I do like the jangly tone you've opened the tune with, and it immediately demanded my attention. However, I wonder if it's just a little too bright, because it does make the drums and guitar sound a little underwhelming when they arrive, which would be self-defeating in the long-run.
Overall, this mix has some similarity with huntermusic's inasmuch as it has a good deal of super-low kick energy, but with something of a spectral 'gulf' between that and the low end of the bass/guitar conglomeration. First things first, I would personally be reluctant to put that much sub on a kick in a track as fast as this, simply because it will tend to lengthen the hits and blur the part's details. Depending on your monitoring situation, it's very possible that the sub levels could also impact on your ability to balance the rest of the track reliably, and it does seem to me as if the whole rest of the spectrum has been tilted treble-wards a certain amount to counterbalance the low end. I'd reset whatever low-end enhancement you've dialled in, and try investigating what the 80-90Hz zone has to offer instead. It might not cause your lava lamp to walk along the meterbridge anymore, but I suspect it'll give you more subjective bounce on big speakers, while translating more of the power of the drum onto smaller systems. (It's not that you can't hear the kick on small speakers at the moment, though, because the part's coming through very well in the higher midrange, it's just that it feels a bit lightweight in those circumstances.)

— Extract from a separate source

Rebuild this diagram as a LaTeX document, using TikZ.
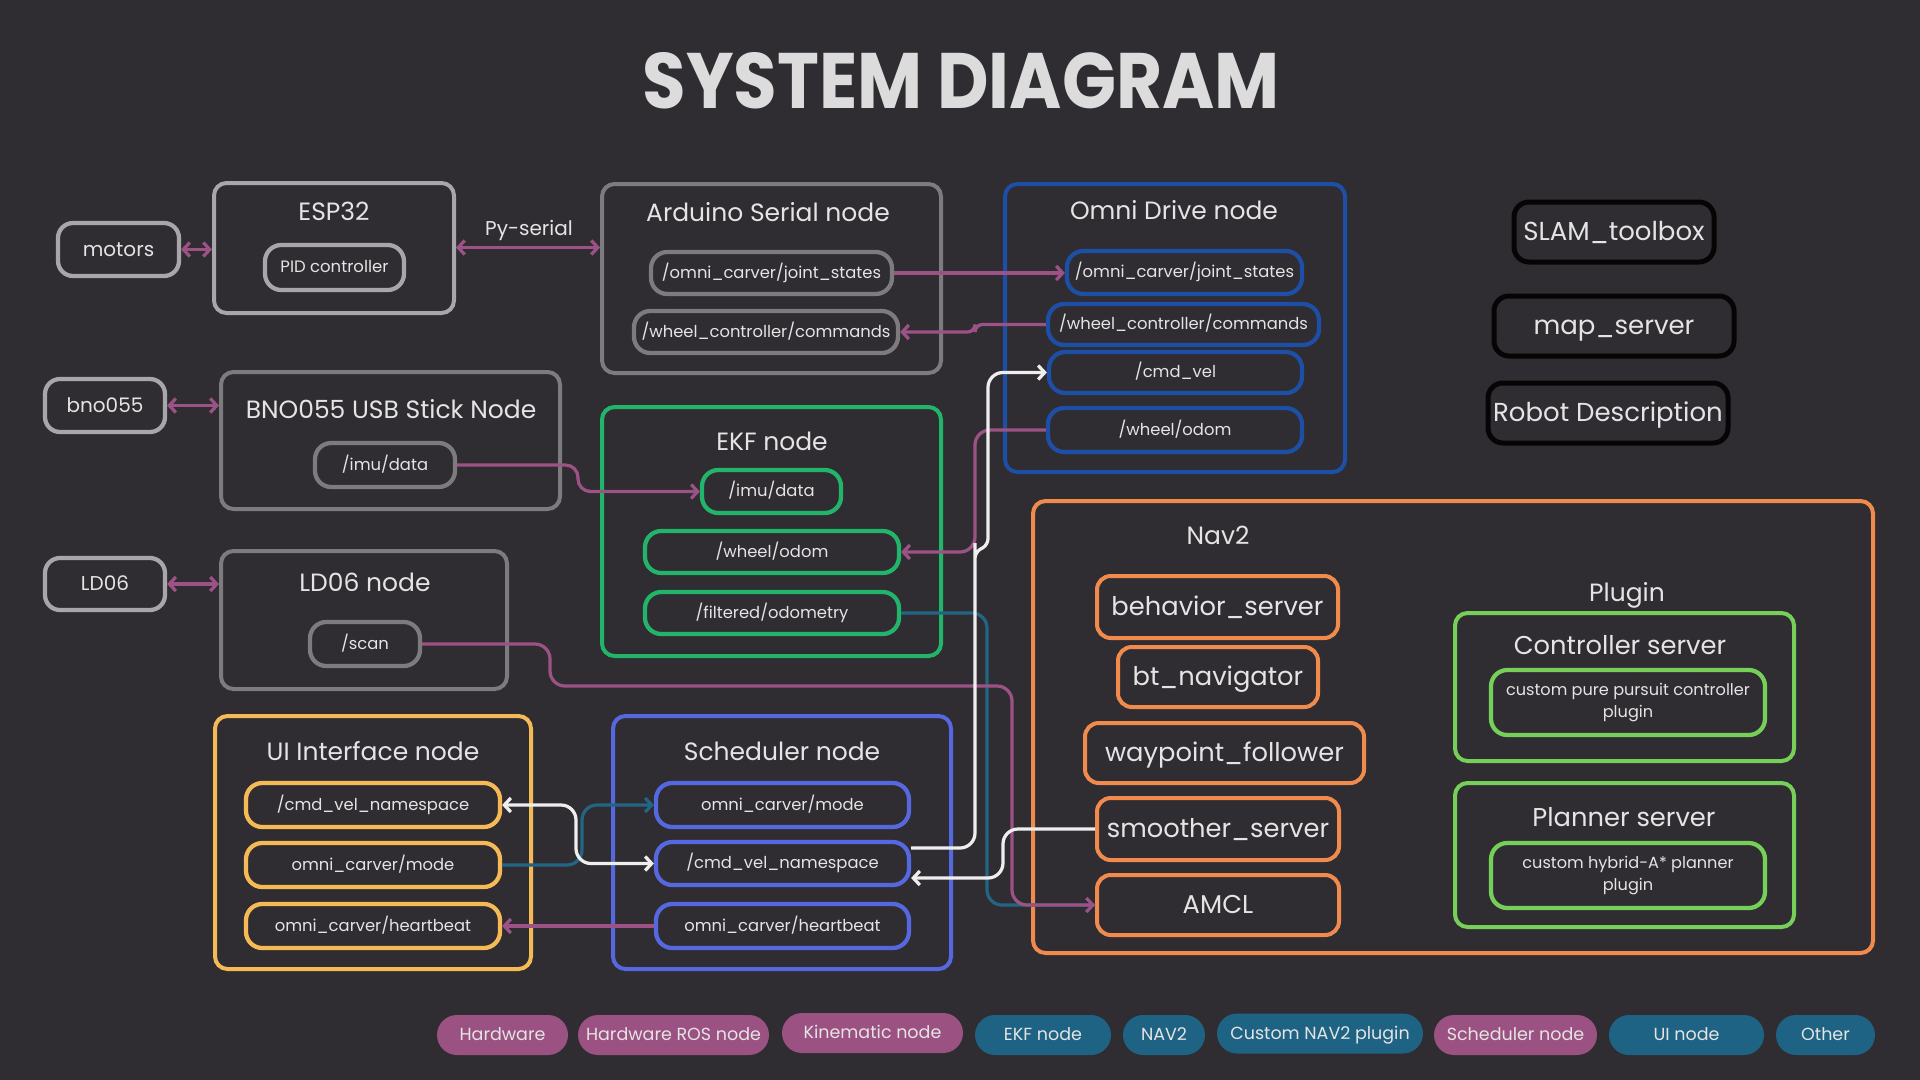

If you approach the kick-drum more along those lines, I think it'll quickly become more obvious that the low end of the bass and guitars need nudging up below 200Hz or so to warm them up. That said, the bass is really nicely controlled and it cuts through wonderfully on the small speakers, while the guitars are kept out of each other's way so that the texture remains pretty clear throughout, and nothing starts sand-papering my ear canals come the mid-section either. (That said, maybe the cymbals could be softened slightly in the 10kHz region during the outro, when the solo guitar hits.) I'd like a bit more of that secondary guitar part in the choruses still, though.
I like the way you've dealt with the lead vocals a lot. They feel chunky enough to command the track, but not so big that they upset the well-judged balances. There is a little too much sibilance for me, though, so it'd be worth putting a de-esser into action. I also like the way you've flown in the BVs in the reintro, and the harmonies in the chorus are interesting, even though they perhaps draw undue attention away from the lead in the grand scheme of things -- although that might just be me having heard the track hundreds of times now without them. The vocal tuning and timing does still need work.
By choosing to keep a fairly compact stereo picture, you've managed to maintain decent mono compatibility, which is great. However, although you do paint out to the edges of the picture in stereo, it does nonetheless feel a little bit too constricted for me, and I'd probably try to introduce more non-essential stereo widening tactics -- some wide stereo background hiss might be a worthwhile thing to try, for example, although be careful not to overemphasise the 10kHz cymbal danger zone.
Thanks for getting involved with the competition. This mix already works very well on an Auratone, which says a lot about your balancing skills, and you've made the long-term dynamics work pretty well too. Your job now is to try to retain those advantageous characteristics while fattening up the stereo presentation, I think.